One of the many quirks of this season's garbled fixture list is that last year's Challenge Cup finalists meet each other for the first time tomorrow. The Castleford coach, Darryl Van de Velde, was unimpressed by that scheduling from the start, on the not unreasonable grounds that his side had a far better chance of surprising Wigan early in the season rather than now, when they are well into their usual trophy-winning gallop.
The fact that the League's chief executive, Maurice Lindsay, has promised that university brains are to be consulted to get the formula right for next season is of little consolation to Castleford. The delay has meant their game has gone off the boil before their two matches against Wigan.
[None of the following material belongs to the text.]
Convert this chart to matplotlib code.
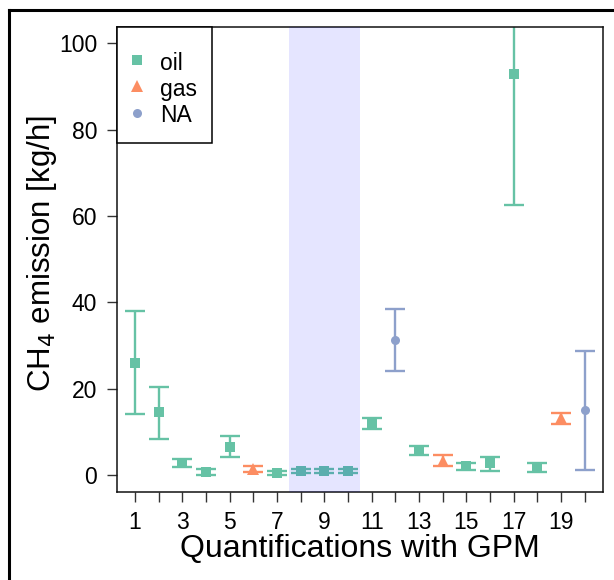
import matplotlib
matplotlib.use("Agg")
import matplotlib.pyplot as plt
from matplotlib.lines import Line2D
from matplotlib.patches import Rectangle
import numpy as np

plt.rcParams['font.family'] = ['Liberation Sans', 'DejaVu Sans']

# ---- data ----
quant = list(range(1, 21))
site_type = ['oil', 'oil', 'oil', 'oil', 'oil', 'gas', 'oil', 'oil', 'oil', 'oil',
             'oil', 'NA', 'oil', 'gas', 'oil', 'oil', 'oil', 'oil', 'gas', 'NA']
emission = [25.9, 14.5, 2.7, 0.7, 6.6, 1.5, 0.5, 0.9, 0.9, 0.9,
            12.0, 31.3, 5.7, 3.3, 2.1, 2.7, 93.0, 1.7, 13.1, 15.1]
lower = [14.1, 8.3, 1.9, 0.0, 4.2, 0.8, 0.1, 0.4, 0.4, 0.4,
         10.7, 24.1, 4.7, 2.1, 1.2, 1.0, 62.6, 0.8, 11.8, 1.1]
upper = [38.1, 20.3, 3.6, 1.5, 9.0, 2.1, 1.0, 1.4, 1.4, 1.4,
         13.2, 38.4, 6.8, 4.6, 2.9, 4.2, 125.0, 2.7, 14.4, 28.7]
shade_range = (7.5, 10.5)
categories = ['oil', 'gas', 'NA']
colors = {'oil': '#66C2A5', 'gas': '#FC8D62', 'NA': '#8DA0CB'}
markers = {'oil': 's', 'gas': '^', 'NA': 'o'}
msizes = {'oil': 7.5, 'gas': 8.5, 'NA': 6.5}

W, H = 614, 580
fig = plt.figure(figsize=(W/100, H/100), dpi=100)
AX_L, AX_R, AX_T, AX_B = 117, 602.7, 27, 492.3
ax = fig.add_axes([AX_L/W, 1-AX_B/H, (AX_R-AX_L)/W, (AX_B-AX_T)/H])

def ax_x(px):
    return (px-AX_L)/(AX_R-AX_L)

def ax_y(py):
    return 1-(py-AX_T)/(AX_B-AX_T)

x = np.array(quant)
y = np.array(emission)
lo = np.array(lower)
hi = np.array(upper)
t = np.array(site_type)

for cat in categories:
    m = t == cat
    ax.errorbar(x[m], y[m], yerr=[y[m]-lo[m], hi[m]-y[m]], fmt='none',
                ecolor=colors[cat], elinewidth=1.7, capsize=7, capthick=1.7, zorder=2)
    ax.plot(x[m], y[m], linestyle='none', marker=markers[cat], color=colors[cat],
            markersize=msizes[cat], markeredgewidth=0, label=cat, zorder=3)

ax.axvspan(*shade_range, color='blue', alpha=0.1, lw=0, zorder=4)

ax.set_xlim(0.24, 20.76)
ax.set_ylim(-4, 103.8)
ax.set_yticks([0, 20, 40, 60, 80, 100])
ax.set_xticks(quant)
ax.set_xticklabels([str(v) if v % 2 == 1 else '' for v in quant])
ax.tick_params(axis='both', labelsize=16.5, length=7.2, width=1, color='#333333', pad=6.3)
ax.tick_params(axis='y', pad=7)
for s in ax.spines.values():
    s.set_linewidth(1.1)
    s.set_color('#111111')

fig.text(360/W, 1-549/H, 'Quantifications with GPM', ha='center', va='center', fontsize=23)
fig.text(42/W, 1-254/H, 'CH$_4$ emission [kg/h]', ha='center', va='center',
         rotation=90, fontsize=22.5)

# legend frame + legend entries
ax.add_patch(Rectangle((0, ax_y(143)), ax_x(212), 1-ax_y(143), transform=ax.transAxes,
                       facecolor='white', edgecolor='black', lw=1.1, clip_on=False, zorder=5))
leg = ax.legend(loc='upper left', bbox_to_anchor=(ax_x(130.3), ax_y(51)),
                borderaxespad=0, borderpad=0, frameon=False,
                fontsize=16.5, handlelength=0.6, handletextpad=0.7, labelspacing=0.1,
                handleheight=1.1)
leg.set_zorder(6)

# outer frame (partial, as in reference)
fig.add_artist(Line2D([8.5/W, 8.5/W], [0, 1-10/H], color='black', lw=2.2,
                      transform=fig.transFigure))
fig.add_artist(Line2D([8.5/W, 1], [1-10/H, 1-10/H], color='black', lw=2.2,
                      transform=fig.transFigure))

fig.savefig('out.png', dpi=100)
As Van de Velde said: 'The only difference we can make now is to other clubs.'
Castleford, with Brisbane Broncos' assistant coach, Bill Gardner, emerging as a candidate for the coaching role next season, can still have a nuisance value to Wigan. 'They still have Premiership placings to play for,' the Wigan coach, John Monie, said. 'The fact it is Wigan will also make certain they are at their best.'
Monie waited to see if his five Great Britain players came through last night's Test against France before naming his team. There were no obvious worries, but if there are any reactions, he will call again on the young reserves who performed so capably against Leigh on Wednesday and beat Leeds 32-8 to win the Alliance Challenge Cup the following night.
With a match less to play and a far inferior points difference, every game is make or break for Wigan's last championship rivals, St Helens. They looked a different team with Kevin Ward and George Mann back against Warrington last week and should be good enough to beat Leeds.
The most significant match of the season in the Third Division is at Chorley, where Highfield are the visitors. The winners will greatly enhance their chances of avoiding the bottom three and the Rugby League's scandalous summary death sentence.